• **STATED PROBLEM**:
What is the number of lines in these entries that include "this"? Write that number and no other text.

• **STORED ROWS**:
— start —
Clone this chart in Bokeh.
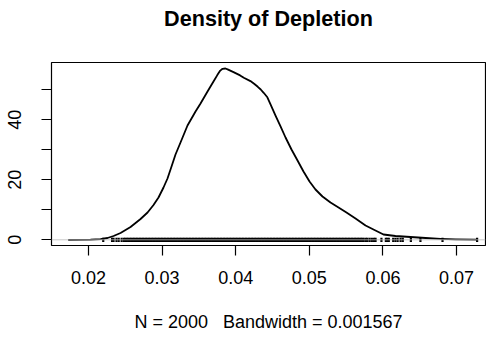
— end —
— start —
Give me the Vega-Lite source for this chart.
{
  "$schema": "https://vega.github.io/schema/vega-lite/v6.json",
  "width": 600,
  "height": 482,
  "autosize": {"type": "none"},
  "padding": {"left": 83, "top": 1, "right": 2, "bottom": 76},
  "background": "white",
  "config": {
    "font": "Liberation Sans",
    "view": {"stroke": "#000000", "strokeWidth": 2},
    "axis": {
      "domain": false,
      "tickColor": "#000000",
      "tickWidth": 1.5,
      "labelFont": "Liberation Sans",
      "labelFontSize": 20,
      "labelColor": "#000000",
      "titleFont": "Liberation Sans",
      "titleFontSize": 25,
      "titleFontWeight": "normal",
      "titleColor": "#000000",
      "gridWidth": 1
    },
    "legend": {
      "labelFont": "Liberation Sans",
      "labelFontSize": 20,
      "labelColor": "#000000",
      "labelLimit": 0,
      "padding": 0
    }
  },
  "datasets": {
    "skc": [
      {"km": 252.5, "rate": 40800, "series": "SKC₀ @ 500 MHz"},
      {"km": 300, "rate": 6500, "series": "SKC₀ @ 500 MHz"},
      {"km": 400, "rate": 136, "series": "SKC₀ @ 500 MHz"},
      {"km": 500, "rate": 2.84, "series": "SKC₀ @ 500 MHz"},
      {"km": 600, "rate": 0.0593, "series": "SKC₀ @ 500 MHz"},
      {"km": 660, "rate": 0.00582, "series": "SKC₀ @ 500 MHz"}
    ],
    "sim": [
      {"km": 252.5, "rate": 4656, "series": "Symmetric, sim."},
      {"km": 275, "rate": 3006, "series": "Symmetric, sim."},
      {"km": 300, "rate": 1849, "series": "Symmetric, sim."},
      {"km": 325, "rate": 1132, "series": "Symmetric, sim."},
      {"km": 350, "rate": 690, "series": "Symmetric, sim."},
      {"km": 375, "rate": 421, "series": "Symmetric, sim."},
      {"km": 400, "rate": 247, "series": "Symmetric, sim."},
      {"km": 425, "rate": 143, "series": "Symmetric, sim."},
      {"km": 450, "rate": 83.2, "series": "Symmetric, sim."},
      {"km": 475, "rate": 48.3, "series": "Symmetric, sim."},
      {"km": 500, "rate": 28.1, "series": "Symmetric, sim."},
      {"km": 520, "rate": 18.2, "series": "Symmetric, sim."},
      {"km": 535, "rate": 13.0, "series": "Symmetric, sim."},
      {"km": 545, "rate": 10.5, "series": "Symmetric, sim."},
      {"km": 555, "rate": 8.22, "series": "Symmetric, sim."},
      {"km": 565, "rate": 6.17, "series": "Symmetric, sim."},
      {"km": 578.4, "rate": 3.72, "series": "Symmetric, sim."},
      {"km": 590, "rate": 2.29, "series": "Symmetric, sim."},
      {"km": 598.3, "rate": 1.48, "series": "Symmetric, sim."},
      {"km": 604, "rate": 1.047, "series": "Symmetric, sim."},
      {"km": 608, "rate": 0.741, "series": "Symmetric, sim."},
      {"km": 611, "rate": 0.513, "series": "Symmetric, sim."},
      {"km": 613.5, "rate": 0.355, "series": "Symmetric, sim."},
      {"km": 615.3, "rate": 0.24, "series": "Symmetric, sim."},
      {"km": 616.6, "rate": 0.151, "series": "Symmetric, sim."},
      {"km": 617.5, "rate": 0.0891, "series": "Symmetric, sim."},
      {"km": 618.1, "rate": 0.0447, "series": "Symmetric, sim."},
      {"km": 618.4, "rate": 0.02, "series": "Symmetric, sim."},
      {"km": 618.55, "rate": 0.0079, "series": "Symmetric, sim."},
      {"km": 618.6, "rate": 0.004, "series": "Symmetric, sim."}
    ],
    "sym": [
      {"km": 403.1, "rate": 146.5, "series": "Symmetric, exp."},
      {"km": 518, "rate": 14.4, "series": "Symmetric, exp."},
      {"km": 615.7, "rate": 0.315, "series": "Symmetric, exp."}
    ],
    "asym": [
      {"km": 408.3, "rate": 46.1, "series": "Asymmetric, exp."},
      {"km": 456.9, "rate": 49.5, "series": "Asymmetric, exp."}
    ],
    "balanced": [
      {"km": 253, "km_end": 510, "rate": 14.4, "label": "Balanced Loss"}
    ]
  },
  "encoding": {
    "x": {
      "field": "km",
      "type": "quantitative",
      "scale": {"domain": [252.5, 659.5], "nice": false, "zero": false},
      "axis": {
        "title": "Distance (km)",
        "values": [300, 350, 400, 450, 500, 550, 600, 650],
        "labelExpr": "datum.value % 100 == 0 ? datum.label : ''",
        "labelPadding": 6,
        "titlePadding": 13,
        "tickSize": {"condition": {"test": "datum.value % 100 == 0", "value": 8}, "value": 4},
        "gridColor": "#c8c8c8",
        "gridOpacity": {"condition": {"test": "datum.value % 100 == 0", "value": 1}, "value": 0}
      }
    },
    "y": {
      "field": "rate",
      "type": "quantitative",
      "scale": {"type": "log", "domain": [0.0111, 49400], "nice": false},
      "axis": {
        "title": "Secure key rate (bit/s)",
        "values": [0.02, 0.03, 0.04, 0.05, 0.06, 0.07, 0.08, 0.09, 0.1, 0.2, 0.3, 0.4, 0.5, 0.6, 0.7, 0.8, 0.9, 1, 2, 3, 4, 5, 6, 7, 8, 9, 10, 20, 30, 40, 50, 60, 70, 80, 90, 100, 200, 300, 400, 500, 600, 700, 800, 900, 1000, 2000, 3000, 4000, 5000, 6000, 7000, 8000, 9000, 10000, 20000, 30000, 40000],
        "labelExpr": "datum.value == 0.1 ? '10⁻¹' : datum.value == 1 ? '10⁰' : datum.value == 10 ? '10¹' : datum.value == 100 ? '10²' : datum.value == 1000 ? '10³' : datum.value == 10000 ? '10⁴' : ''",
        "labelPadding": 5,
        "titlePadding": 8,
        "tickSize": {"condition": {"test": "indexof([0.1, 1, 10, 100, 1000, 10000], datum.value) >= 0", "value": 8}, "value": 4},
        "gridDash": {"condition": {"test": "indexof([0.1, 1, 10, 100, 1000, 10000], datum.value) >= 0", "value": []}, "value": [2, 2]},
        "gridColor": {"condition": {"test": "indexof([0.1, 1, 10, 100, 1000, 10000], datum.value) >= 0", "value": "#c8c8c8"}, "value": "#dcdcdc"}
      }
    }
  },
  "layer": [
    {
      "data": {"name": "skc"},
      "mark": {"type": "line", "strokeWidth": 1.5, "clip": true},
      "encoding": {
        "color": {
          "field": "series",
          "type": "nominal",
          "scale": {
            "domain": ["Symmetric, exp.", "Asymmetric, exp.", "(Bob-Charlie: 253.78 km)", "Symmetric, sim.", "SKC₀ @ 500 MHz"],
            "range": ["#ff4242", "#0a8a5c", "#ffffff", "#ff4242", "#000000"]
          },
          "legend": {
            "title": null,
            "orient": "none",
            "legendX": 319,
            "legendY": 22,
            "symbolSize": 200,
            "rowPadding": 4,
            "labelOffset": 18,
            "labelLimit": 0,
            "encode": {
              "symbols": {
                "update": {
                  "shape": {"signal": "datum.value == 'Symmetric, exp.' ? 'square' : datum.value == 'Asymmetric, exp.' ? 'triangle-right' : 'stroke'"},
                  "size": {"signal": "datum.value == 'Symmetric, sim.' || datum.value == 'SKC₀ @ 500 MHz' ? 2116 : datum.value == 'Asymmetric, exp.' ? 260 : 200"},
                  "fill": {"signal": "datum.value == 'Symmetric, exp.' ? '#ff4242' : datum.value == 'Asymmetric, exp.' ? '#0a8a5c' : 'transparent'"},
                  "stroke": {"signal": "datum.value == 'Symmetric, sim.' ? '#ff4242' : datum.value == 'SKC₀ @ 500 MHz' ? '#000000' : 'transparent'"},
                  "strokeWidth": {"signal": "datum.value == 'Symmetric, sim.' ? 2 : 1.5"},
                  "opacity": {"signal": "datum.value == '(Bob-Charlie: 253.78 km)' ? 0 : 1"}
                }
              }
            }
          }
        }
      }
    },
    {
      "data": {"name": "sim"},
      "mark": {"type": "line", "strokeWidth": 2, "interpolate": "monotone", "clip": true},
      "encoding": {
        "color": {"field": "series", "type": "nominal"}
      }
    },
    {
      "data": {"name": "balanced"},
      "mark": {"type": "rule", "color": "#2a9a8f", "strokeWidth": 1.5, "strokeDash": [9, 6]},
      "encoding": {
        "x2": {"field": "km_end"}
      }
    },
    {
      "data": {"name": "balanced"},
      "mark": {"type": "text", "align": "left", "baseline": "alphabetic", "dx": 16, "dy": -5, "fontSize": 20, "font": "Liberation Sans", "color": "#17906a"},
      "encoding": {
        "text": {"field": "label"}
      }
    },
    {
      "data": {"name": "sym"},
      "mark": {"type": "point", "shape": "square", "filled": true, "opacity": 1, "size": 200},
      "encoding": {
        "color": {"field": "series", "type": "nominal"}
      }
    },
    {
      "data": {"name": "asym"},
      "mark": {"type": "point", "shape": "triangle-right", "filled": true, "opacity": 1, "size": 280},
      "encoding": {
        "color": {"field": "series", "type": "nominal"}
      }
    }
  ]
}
— end —
• **RESPONSE TO THE EXERCISE**:
2